— START —

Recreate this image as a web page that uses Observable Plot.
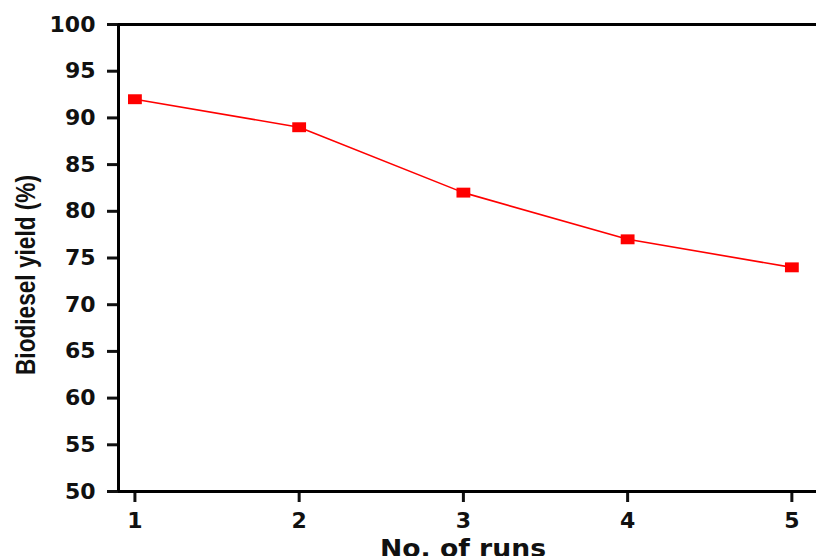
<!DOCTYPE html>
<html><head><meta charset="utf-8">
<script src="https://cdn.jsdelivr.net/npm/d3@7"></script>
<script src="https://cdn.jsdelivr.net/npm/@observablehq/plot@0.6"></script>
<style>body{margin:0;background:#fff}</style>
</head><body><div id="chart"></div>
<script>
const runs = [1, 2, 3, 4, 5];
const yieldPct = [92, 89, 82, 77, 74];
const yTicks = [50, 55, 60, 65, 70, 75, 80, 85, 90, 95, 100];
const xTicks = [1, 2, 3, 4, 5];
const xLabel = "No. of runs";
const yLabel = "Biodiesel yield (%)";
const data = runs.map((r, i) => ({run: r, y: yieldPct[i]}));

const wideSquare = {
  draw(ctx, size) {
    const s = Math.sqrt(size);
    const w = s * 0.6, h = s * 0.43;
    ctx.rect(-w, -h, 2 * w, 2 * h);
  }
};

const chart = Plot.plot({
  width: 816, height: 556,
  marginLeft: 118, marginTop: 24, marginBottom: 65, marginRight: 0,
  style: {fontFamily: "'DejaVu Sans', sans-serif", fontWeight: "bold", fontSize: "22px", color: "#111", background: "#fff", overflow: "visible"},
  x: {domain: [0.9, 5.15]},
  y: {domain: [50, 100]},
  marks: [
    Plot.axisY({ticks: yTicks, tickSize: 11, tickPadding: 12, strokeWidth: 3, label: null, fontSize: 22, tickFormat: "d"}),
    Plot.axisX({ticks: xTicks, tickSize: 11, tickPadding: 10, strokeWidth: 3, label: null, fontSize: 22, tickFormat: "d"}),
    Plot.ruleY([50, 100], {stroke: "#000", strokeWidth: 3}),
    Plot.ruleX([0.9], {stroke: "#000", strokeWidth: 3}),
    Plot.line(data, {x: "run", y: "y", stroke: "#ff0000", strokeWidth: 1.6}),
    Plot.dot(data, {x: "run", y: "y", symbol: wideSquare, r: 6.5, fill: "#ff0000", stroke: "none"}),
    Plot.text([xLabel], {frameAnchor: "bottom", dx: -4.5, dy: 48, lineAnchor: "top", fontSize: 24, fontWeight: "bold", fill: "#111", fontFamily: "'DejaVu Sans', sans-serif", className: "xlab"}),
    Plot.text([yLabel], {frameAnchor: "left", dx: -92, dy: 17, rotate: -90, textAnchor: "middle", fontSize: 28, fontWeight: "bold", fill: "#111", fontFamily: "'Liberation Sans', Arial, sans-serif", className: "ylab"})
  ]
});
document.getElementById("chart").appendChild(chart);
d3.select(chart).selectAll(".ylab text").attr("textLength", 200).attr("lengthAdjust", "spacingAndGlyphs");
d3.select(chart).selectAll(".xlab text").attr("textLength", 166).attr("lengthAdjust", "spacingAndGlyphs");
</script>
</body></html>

— END —
— START —

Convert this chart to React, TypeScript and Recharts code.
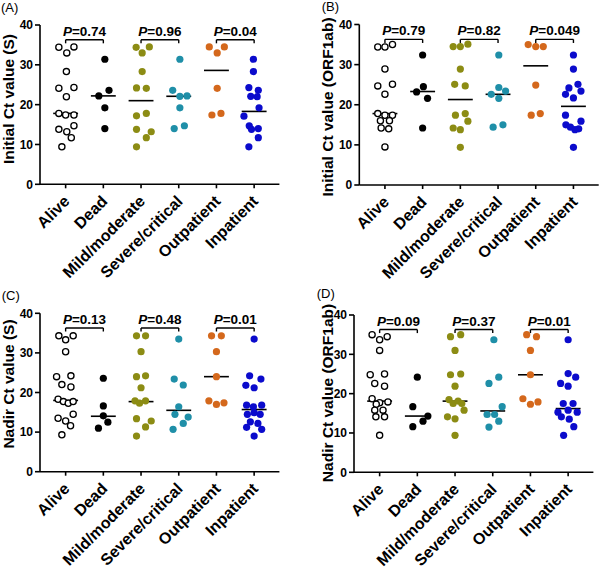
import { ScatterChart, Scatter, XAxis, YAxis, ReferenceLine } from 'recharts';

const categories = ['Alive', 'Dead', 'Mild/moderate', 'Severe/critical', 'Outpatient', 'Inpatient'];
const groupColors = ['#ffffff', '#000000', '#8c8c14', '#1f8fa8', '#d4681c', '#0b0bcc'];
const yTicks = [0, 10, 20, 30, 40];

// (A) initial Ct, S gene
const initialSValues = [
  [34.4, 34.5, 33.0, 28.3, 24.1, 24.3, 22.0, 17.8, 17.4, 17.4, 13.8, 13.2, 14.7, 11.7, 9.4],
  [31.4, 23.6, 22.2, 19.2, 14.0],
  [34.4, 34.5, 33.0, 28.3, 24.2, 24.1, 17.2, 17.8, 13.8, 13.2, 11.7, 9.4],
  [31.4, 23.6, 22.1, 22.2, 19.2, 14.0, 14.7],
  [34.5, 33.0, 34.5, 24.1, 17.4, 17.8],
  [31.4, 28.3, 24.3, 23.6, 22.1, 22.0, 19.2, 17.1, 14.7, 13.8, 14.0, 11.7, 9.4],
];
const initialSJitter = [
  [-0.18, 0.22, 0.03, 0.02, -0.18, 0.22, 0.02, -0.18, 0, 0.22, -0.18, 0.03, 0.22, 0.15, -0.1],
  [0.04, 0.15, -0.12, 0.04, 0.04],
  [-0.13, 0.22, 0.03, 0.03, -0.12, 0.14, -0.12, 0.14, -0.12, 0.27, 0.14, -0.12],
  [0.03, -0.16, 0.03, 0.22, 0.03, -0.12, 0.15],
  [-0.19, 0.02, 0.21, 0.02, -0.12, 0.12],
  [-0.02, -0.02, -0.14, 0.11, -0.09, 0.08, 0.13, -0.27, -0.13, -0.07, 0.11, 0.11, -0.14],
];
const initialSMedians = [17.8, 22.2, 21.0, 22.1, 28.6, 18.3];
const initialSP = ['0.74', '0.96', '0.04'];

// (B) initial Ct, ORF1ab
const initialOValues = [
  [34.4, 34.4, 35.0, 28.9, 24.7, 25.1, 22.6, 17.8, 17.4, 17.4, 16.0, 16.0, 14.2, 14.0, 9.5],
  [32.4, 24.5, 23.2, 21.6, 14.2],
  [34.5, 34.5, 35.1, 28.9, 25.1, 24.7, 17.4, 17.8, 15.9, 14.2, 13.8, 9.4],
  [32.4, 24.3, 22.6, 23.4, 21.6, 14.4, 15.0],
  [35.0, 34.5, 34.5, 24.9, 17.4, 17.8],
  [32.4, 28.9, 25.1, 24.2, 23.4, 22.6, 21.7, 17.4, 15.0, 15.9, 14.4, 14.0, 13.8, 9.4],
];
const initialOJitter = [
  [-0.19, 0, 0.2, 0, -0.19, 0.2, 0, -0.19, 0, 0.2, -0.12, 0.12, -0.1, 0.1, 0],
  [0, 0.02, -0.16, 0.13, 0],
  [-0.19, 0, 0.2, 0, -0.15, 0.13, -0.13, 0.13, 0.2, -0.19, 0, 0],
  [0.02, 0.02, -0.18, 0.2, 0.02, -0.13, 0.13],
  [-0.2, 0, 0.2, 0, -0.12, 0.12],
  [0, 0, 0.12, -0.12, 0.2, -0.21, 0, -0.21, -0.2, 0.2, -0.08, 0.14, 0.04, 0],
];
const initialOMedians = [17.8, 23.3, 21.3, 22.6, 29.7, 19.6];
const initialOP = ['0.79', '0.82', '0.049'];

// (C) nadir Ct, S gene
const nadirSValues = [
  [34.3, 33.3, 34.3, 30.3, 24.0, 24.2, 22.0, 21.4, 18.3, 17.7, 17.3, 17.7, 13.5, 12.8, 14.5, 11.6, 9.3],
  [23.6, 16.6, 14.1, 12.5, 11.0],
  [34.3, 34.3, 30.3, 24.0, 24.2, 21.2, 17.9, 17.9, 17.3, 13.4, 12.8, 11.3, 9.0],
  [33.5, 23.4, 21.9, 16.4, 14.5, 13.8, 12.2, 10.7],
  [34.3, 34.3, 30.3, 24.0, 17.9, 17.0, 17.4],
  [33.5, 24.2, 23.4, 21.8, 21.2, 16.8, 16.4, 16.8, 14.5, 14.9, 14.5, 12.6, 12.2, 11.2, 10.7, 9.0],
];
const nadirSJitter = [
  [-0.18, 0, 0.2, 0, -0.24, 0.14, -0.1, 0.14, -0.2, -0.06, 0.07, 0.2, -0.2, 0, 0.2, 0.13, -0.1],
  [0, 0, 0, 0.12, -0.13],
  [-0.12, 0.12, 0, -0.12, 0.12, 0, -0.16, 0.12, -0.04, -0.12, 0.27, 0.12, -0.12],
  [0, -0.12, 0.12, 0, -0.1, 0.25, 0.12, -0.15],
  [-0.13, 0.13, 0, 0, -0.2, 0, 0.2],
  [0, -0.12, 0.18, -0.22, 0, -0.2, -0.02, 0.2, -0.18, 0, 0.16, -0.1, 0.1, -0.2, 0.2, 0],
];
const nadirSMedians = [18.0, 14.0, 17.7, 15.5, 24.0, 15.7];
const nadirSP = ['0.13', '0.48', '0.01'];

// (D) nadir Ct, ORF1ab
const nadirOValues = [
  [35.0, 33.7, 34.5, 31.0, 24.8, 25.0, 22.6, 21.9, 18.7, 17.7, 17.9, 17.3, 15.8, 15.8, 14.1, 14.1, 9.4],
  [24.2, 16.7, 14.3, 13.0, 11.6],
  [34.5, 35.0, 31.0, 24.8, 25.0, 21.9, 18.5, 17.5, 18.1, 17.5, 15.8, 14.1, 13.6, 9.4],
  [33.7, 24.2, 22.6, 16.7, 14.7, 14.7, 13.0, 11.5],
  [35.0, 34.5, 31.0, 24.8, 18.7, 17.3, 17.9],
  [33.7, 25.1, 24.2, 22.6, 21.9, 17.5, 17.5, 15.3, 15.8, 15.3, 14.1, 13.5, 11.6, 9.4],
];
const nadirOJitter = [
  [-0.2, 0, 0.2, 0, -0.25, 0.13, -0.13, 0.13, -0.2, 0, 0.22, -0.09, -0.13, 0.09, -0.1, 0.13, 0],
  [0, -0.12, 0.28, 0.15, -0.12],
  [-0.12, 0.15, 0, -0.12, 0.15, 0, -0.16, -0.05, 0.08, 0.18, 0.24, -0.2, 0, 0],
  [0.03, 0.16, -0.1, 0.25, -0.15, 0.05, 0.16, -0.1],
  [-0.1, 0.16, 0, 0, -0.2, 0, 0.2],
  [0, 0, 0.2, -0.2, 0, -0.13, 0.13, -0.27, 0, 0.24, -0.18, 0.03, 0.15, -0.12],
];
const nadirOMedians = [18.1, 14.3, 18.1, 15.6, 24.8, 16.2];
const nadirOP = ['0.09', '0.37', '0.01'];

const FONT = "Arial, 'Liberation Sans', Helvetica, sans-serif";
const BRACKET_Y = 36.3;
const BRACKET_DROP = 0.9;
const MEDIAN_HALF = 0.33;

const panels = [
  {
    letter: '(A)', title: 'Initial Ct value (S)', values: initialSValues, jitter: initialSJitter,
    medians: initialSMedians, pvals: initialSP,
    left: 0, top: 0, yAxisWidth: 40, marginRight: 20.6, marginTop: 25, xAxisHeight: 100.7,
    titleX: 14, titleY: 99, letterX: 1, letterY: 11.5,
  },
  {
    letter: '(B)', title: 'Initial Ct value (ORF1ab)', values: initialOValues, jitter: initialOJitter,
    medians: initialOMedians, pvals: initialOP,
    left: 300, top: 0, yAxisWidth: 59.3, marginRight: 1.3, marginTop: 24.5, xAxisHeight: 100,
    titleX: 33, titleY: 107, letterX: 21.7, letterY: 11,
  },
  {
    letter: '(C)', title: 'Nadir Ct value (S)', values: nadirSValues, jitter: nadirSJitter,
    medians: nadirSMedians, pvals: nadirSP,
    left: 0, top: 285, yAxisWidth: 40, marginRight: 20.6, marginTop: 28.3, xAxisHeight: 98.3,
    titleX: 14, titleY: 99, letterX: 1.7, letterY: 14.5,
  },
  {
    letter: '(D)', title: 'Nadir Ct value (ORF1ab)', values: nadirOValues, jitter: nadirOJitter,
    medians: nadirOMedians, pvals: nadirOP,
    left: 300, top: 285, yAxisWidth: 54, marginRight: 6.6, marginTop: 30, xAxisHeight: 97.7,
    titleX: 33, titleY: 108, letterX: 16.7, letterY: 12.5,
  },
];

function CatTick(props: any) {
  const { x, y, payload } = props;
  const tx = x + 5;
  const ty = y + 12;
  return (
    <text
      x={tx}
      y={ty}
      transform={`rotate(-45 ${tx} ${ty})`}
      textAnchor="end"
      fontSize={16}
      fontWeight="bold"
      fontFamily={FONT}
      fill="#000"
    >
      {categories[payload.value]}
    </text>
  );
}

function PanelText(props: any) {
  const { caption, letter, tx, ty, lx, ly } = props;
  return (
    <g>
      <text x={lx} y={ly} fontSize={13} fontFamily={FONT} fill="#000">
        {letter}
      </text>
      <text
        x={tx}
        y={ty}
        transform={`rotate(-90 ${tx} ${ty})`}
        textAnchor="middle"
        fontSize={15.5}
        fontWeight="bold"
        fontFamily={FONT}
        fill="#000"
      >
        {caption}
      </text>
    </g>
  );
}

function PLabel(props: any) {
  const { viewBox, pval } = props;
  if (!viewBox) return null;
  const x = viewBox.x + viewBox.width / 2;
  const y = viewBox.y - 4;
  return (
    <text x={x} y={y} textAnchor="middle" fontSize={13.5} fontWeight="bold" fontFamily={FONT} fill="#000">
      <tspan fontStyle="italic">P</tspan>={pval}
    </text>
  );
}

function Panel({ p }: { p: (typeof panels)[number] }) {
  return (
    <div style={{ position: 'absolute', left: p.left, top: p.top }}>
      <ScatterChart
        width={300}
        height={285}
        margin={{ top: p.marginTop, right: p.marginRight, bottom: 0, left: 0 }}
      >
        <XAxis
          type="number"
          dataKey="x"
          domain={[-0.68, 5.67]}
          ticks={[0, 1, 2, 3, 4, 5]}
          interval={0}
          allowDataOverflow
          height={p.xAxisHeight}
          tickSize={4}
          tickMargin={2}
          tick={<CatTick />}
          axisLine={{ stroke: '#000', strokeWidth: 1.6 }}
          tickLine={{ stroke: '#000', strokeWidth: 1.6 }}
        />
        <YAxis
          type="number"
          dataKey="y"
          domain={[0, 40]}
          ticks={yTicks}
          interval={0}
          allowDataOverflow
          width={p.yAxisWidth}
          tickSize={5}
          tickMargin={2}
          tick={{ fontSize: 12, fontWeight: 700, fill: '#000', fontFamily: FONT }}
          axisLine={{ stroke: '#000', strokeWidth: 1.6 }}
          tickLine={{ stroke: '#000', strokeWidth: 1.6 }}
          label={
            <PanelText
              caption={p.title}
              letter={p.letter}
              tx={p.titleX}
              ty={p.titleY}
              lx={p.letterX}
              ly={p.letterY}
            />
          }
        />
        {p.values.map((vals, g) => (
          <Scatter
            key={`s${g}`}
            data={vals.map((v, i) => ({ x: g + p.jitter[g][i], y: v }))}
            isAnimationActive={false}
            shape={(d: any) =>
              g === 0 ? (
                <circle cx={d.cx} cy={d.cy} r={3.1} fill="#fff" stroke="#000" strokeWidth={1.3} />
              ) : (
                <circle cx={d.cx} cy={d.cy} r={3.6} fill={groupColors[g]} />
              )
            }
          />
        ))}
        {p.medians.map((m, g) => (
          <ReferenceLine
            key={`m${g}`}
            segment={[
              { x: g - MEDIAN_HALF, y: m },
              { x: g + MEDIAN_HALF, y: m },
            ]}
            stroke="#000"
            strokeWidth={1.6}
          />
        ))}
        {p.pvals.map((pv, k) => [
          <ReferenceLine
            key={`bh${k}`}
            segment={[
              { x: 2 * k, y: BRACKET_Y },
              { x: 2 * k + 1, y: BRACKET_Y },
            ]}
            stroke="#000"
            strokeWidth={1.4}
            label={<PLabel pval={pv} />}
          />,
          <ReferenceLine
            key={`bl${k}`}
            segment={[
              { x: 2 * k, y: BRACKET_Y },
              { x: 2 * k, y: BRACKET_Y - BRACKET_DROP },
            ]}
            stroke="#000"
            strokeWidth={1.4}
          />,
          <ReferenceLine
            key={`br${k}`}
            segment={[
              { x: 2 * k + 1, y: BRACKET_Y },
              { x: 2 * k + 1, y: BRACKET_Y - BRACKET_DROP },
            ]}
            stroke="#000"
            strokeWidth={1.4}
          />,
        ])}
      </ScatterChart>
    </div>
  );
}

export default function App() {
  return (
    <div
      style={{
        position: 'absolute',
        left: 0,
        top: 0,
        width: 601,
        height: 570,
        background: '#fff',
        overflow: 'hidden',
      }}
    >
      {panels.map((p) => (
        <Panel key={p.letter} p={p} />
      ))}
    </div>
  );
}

— END —

The first line to give again is the one with "Convert this chart", and the last is the one with "const yTicks = [0, 10, 20, 30, 40];". Repeat them and everything between exactly, minus the pictures.

OUTPUT:
Convert this chart to React, TypeScript and Recharts code.
import { ScatterChart, Scatter, XAxis, YAxis, ReferenceLine } from 'recharts';

const categories = ['Alive', 'Dead', 'Mild/moderate', 'Severe/critical', 'Outpatient', 'Inpatient'];
const groupColors = ['#ffffff', '#000000', '#8c8c14', '#1f8fa8', '#d4681c', '#0b0bcc'];
const yTicks = [0, 10, 20, 30, 40];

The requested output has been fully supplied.